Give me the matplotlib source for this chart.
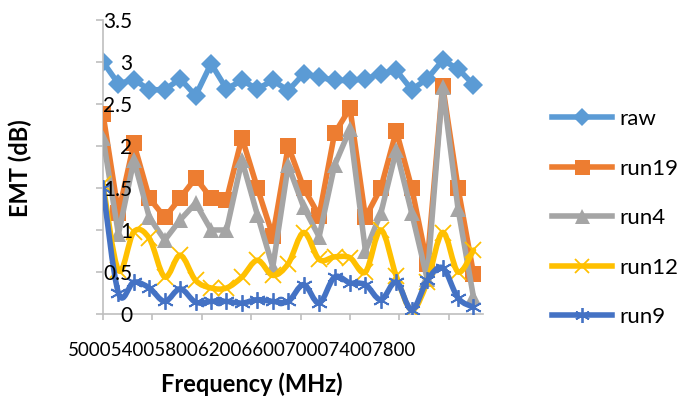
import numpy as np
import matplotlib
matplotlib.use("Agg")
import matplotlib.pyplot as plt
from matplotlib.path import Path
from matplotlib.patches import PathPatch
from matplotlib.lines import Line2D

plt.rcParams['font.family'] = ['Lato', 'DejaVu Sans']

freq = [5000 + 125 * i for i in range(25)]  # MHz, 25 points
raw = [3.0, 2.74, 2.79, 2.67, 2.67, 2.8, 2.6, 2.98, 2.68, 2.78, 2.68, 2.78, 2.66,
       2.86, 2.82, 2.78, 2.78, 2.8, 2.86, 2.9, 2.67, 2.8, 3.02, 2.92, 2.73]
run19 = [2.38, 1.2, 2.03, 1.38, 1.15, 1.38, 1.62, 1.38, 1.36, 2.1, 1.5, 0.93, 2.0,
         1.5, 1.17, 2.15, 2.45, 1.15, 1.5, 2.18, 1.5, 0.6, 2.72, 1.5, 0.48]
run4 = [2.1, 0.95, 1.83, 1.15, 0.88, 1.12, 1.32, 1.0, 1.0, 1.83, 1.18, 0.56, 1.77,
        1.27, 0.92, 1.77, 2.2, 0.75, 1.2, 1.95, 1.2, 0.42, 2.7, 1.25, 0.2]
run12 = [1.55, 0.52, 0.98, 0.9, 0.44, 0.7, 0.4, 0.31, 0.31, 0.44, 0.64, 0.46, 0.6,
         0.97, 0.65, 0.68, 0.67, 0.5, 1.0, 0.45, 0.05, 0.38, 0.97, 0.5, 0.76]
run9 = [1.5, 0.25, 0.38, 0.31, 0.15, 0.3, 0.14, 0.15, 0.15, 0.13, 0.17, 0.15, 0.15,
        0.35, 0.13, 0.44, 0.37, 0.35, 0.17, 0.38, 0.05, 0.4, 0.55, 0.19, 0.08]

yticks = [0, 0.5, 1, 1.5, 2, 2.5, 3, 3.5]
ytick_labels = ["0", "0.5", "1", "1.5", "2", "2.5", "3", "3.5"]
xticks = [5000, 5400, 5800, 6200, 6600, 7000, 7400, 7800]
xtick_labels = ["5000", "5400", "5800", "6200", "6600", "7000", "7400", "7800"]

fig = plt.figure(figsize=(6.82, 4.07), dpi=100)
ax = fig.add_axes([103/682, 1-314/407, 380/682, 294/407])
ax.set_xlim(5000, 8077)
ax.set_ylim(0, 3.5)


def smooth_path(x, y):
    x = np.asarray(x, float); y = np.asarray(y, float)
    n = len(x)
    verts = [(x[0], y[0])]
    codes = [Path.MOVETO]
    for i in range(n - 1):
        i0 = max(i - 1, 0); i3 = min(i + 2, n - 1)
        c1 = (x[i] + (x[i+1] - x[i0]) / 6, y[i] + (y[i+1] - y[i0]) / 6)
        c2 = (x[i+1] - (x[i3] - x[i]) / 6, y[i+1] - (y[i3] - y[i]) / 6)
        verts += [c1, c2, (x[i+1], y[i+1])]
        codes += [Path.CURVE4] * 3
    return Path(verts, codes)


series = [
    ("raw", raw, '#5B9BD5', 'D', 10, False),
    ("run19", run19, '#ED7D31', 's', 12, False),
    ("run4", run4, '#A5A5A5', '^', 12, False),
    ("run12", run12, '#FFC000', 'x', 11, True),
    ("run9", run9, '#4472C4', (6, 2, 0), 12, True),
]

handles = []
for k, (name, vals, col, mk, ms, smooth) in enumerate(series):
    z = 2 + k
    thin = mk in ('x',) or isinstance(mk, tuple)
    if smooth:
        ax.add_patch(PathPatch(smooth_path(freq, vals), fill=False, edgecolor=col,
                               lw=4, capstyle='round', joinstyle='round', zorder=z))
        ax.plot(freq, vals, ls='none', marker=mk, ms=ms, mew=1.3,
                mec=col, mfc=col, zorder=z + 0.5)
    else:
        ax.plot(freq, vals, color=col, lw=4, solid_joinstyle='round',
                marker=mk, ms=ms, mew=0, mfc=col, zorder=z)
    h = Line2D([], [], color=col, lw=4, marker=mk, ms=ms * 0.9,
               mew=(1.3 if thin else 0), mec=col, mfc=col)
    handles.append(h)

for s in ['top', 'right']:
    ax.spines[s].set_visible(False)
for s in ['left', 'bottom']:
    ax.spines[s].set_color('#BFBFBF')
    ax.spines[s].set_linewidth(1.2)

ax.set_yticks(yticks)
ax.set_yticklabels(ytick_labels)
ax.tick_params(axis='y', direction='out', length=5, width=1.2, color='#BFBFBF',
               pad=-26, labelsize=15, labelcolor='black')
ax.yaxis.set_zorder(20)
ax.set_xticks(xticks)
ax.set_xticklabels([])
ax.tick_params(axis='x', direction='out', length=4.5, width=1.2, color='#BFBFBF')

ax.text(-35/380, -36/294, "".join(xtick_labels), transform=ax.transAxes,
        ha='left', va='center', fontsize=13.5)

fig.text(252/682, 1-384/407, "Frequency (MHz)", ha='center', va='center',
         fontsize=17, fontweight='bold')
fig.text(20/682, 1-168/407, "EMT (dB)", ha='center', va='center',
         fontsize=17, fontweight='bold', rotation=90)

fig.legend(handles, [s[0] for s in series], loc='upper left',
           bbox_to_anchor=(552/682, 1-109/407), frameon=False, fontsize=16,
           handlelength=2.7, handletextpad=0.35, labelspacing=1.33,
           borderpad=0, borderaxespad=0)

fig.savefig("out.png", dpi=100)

....................

Directions for this task: Give all the lines above again, character for character, without pictures.

Problem solution:
Give me the matplotlib source for this chart.
import numpy as np
import matplotlib
matplotlib.use("Agg")
import matplotlib.pyplot as plt
from matplotlib.path import Path
from matplotlib.patches import PathPatch
from matplotlib.lines import Line2D

plt.rcParams['font.family'] = ['Lato', 'DejaVu Sans']

freq = [5000 + 125 * i for i in range(25)]  # MHz, 25 points
raw = [3.0, 2.74, 2.79, 2.67, 2.67, 2.8, 2.6, 2.98, 2.68, 2.78, 2.68, 2.78, 2.66,
       2.86, 2.82, 2.78, 2.78, 2.8, 2.86, 2.9, 2.67, 2.8, 3.02, 2.92, 2.73]
run19 = [2.38, 1.2, 2.03, 1.38, 1.15, 1.38, 1.62, 1.38, 1.36, 2.1, 1.5, 0.93, 2.0,
         1.5, 1.17, 2.15, 2.45, 1.15, 1.5, 2.18, 1.5, 0.6, 2.72, 1.5, 0.48]
run4 = [2.1, 0.95, 1.83, 1.15, 0.88, 1.12, 1.32, 1.0, 1.0, 1.83, 1.18, 0.56, 1.77,
        1.27, 0.92, 1.77, 2.2, 0.75, 1.2, 1.95, 1.2, 0.42, 2.7, 1.25, 0.2]
run12 = [1.55, 0.52, 0.98, 0.9, 0.44, 0.7, 0.4, 0.31, 0.31, 0.44, 0.64, 0.46, 0.6,
         0.97, 0.65, 0.68, 0.67, 0.5, 1.0, 0.45, 0.05, 0.38, 0.97, 0.5, 0.76]
run9 = [1.5, 0.25, 0.38, 0.31, 0.15, 0.3, 0.14, 0.15, 0.15, 0.13, 0.17, 0.15, 0.15,
        0.35, 0.13, 0.44, 0.37, 0.35, 0.17, 0.38, 0.05, 0.4, 0.55, 0.19, 0.08]

yticks = [0, 0.5, 1, 1.5, 2, 2.5, 3, 3.5]
ytick_labels = ["0", "0.5", "1", "1.5", "2", "2.5", "3", "3.5"]
xticks = [5000, 5400, 5800, 6200, 6600, 7000, 7400, 7800]
xtick_labels = ["5000", "5400", "5800", "6200", "6600", "7000", "7400", "7800"]

fig = plt.figure(figsize=(6.82, 4.07), dpi=100)
ax = fig.add_axes([103/682, 1-314/407, 380/682, 294/407])
ax.set_xlim(5000, 8077)
ax.set_ylim(0, 3.5)


def smooth_path(x, y):
    x = np.asarray(x, float); y = np.asarray(y, float)
    n = len(x)
    verts = [(x[0], y[0])]
    codes = [Path.MOVETO]
    for i in range(n - 1):
        i0 = max(i - 1, 0); i3 = min(i + 2, n - 1)
        c1 = (x[i] + (x[i+1] - x[i0]) / 6, y[i] + (y[i+1] - y[i0]) / 6)
        c2 = (x[i+1] - (x[i3] - x[i]) / 6, y[i+1] - (y[i3] - y[i]) / 6)
        verts += [c1, c2, (x[i+1], y[i+1])]
        codes += [Path.CURVE4] * 3
    return Path(verts, codes)


series = [
    ("raw", raw, '#5B9BD5', 'D', 10, False),
    ("run19", run19, '#ED7D31', 's', 12, False),
    ("run4", run4, '#A5A5A5', '^', 12, False),
    ("run12", run12, '#FFC000', 'x', 11, True),
    ("run9", run9, '#4472C4', (6, 2, 0), 12, True),
]

handles = []
for k, (name, vals, col, mk, ms, smooth) in enumerate(series):
    z = 2 + k
    thin = mk in ('x',) or isinstance(mk, tuple)
    if smooth:
        ax.add_patch(PathPatch(smooth_path(freq, vals), fill=False, edgecolor=col,
                               lw=4, capstyle='round', joinstyle='round', zorder=z))
        ax.plot(freq, vals, ls='none', marker=mk, ms=ms, mew=1.3,
                mec=col, mfc=col, zorder=z + 0.5)
    else:
        ax.plot(freq, vals, color=col, lw=4, solid_joinstyle='round',
                marker=mk, ms=ms, mew=0, mfc=col, zorder=z)
    h = Line2D([], [], color=col, lw=4, marker=mk, ms=ms * 0.9,
               mew=(1.3 if thin else 0), mec=col, mfc=col)
    handles.append(h)

for s in ['top', 'right']:
    ax.spines[s].set_visible(False)
for s in ['left', 'bottom']:
    ax.spines[s].set_color('#BFBFBF')
    ax.spines[s].set_linewidth(1.2)

ax.set_yticks(yticks)
ax.set_yticklabels(ytick_labels)
ax.tick_params(axis='y', direction='out', length=5, width=1.2, color='#BFBFBF',
               pad=-26, labelsize=15, labelcolor='black')
ax.yaxis.set_zorder(20)
ax.set_xticks(xticks)
ax.set_xticklabels([])
ax.tick_params(axis='x', direction='out', length=4.5, width=1.2, color='#BFBFBF')

ax.text(-35/380, -36/294, "".join(xtick_labels), transform=ax.transAxes,
        ha='left', va='center', fontsize=13.5)

fig.text(252/682, 1-384/407, "Frequency (MHz)", ha='center', va='center',
         fontsize=17, fontweight='bold')
fig.text(20/682, 1-168/407, "EMT (dB)", ha='center', va='center',
         fontsize=17, fontweight='bold', rotation=90)

fig.legend(handles, [s[0] for s in series], loc='upper left',
           bbox_to_anchor=(552/682, 1-109/407), frameon=False, fontsize=16,
           handlelength=2.7, handletextpad=0.35, labelspacing=1.33,
           borderpad=0, borderaxespad=0)

fig.savefig("out.png", dpi=100)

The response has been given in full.